Hoy el Santo Padre canonizará en Roma a quien fuera arzobispo de El Salvador, Monseñor Oscar Romero. Fue asesinado en medio de un ambiente de ultra derecha que dominó a ese país en años recientes y este obispo fue un duro crítico de ese sistema y sus abusos de poder. La exaltación a los altares de este buen hombre, comprometido de lleno con la suerte de su pueblo, es un mensaje -otro más- de cuál es la idea que el Papa Francisco tiene de la Iglesia y de la vivencia de la fe. Esencialmente una Iglesia que sale al encuentro de los verdaderos problemas de la gente y una fe que se traduce también en compromisos políticos para liberar pueblos enteros de la opresión y la injusticia. Nadie le perdonaría a un obispo como Romero que hubiera permanecido encerrado, esperando que todo cambiara por arte de magia, mientras su gente era violentada en todas las formas posibles.

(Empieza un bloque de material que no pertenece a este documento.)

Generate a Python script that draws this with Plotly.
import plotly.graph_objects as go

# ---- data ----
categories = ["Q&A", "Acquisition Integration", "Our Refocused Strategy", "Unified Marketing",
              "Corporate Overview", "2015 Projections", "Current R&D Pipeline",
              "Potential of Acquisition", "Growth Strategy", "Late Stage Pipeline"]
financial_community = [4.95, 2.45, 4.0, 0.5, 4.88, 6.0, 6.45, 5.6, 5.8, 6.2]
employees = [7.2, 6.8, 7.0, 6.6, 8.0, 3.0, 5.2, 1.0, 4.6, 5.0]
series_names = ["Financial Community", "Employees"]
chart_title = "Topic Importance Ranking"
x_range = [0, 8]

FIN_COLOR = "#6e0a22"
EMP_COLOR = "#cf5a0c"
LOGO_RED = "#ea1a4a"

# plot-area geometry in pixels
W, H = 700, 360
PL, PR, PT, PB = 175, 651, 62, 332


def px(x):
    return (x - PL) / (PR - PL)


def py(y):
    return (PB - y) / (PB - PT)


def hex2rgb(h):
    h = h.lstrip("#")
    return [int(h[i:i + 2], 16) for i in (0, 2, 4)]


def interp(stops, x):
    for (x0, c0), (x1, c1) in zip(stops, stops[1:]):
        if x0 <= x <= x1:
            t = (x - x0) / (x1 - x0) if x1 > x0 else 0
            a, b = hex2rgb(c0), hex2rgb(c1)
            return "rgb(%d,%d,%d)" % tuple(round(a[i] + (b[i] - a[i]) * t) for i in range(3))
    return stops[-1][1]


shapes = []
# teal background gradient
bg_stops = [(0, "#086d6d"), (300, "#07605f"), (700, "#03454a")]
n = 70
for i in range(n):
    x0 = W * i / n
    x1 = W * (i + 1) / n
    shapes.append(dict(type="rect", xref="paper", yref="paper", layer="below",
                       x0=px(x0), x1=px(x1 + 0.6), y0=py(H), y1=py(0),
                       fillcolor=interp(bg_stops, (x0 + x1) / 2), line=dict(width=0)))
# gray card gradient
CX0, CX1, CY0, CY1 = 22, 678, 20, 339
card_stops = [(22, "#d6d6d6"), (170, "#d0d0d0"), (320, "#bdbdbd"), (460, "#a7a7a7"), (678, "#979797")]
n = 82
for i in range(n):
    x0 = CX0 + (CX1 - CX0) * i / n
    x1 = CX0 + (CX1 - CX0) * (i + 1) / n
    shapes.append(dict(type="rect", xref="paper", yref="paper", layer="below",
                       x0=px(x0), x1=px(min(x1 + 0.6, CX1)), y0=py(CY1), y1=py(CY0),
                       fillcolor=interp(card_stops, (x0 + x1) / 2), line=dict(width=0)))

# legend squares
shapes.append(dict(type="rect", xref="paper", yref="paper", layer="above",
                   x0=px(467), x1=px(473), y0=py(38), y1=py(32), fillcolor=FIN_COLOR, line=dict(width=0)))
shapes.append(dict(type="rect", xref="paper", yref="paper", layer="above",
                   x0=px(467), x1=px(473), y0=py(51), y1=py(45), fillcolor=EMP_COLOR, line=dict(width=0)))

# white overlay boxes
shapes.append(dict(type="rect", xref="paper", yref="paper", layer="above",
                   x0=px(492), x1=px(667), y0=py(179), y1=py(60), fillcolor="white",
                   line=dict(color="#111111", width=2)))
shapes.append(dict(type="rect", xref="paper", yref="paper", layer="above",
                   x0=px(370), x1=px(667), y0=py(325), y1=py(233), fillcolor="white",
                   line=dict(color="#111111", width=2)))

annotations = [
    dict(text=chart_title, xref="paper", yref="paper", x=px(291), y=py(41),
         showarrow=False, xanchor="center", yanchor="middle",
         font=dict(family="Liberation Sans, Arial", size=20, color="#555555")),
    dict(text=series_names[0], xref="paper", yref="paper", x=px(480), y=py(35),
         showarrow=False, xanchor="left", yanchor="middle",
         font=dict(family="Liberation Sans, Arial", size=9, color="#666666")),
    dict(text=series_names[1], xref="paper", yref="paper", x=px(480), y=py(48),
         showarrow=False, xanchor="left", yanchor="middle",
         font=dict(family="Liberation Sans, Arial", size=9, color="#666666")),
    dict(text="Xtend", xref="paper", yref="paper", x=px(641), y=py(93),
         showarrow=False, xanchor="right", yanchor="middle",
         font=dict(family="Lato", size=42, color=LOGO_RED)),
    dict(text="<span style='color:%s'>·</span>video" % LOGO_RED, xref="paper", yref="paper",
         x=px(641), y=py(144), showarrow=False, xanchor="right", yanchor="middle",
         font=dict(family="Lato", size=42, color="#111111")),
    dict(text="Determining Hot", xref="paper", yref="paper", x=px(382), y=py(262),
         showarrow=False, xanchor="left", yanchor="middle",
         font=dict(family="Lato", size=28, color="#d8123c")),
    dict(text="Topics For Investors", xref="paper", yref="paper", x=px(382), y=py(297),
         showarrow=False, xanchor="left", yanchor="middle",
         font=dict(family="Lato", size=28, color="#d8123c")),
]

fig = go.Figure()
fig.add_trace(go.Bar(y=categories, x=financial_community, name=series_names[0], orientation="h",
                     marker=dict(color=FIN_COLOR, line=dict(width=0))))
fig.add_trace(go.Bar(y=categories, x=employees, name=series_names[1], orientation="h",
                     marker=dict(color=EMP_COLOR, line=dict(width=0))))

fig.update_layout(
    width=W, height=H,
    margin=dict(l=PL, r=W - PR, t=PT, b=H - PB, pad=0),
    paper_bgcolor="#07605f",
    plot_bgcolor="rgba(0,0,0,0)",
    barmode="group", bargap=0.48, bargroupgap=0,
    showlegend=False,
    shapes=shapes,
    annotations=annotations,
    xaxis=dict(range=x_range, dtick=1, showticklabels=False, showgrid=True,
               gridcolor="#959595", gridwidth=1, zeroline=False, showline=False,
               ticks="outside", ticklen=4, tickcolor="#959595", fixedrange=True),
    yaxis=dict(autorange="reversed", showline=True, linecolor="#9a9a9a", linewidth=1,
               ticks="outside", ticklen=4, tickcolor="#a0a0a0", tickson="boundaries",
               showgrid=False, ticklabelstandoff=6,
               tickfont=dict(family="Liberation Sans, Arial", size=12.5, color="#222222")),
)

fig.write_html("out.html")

El modelo de Iglesia que vivió encerrada, que se enredó en mil disputas teológicas casi que sin sentido, que adoptó una línea de disciplina interna férrea y asfixiante, que vivía obsesionada con la perfección litúrgica, que hizo de Roma una especie de aparente sucursal del cielo y sus poderes, se ha venido cayendo a pedazos en los últimos años. Por dentro las cosas estaban muy mal. Y estamos cargando, todos, las consecuencias de ese modelo que, innegablemente, afectó a muchos hombres y en buena medida se alejó de Dios, aunque hablara mucho de seguirlo a Él y de estar al servicio de aquellos. Ahora, con Francisco, se ha propuesto otro modelo de Iglesia. Y con cierta vanidad podríamos decir que este Papa ha puesto a la vista el modelo de Iglesia que ha florecido en América Latina y quizás en África y Asia. Una Iglesia untada de gente, sin miedo a cantarles la tabla a los tiranos, una Iglesia de los barrios, conmovida por los pobres y, en buena medida, una Iglesia pobre sin más recursos que su fe y su palabra.
Un modelo estereotipado de santidad nos hacía pensar en hombres y mujeres dedicados solo a la oración, con la mirada un poco perdida, con temas de ayunos médicamente muy cuestionables y quizás con estigmas y cosas parecidas. Los santos exaltados en los últimos años nos muestran cosas diferentes. Pablo VI, también canonizado hoy, el que le plantó cara a las ilusiones falsas de nuestra época; Juan XXIII, el que le quitó a la Iglesia el olor a museo; Laura Montoya, la que evangelizó a los indígenas sin arrasarlos; Oscar Romero, el que hizo de su fe un puente con su pueblo y no un medio de escape de nada. Santos y santas de carne y hueso, como de carne y hueso fue la obra de la redención en Cristo, quien se hizo presente en la tierra, no como ángel o espíritu, sino como verdadero hombre y conoció como nadie las verdaderas luchas de los hombres y mujeres de siempre. En hora feliz el Papa Francisco le regala a la Iglesia nuevos modelos de santidad que se pueden parecer mucho al cristiano de a pie, que tiene todo para ser santo, como lo ha pedido Jesús: “Sean santos, como santo es su Padre celestial”.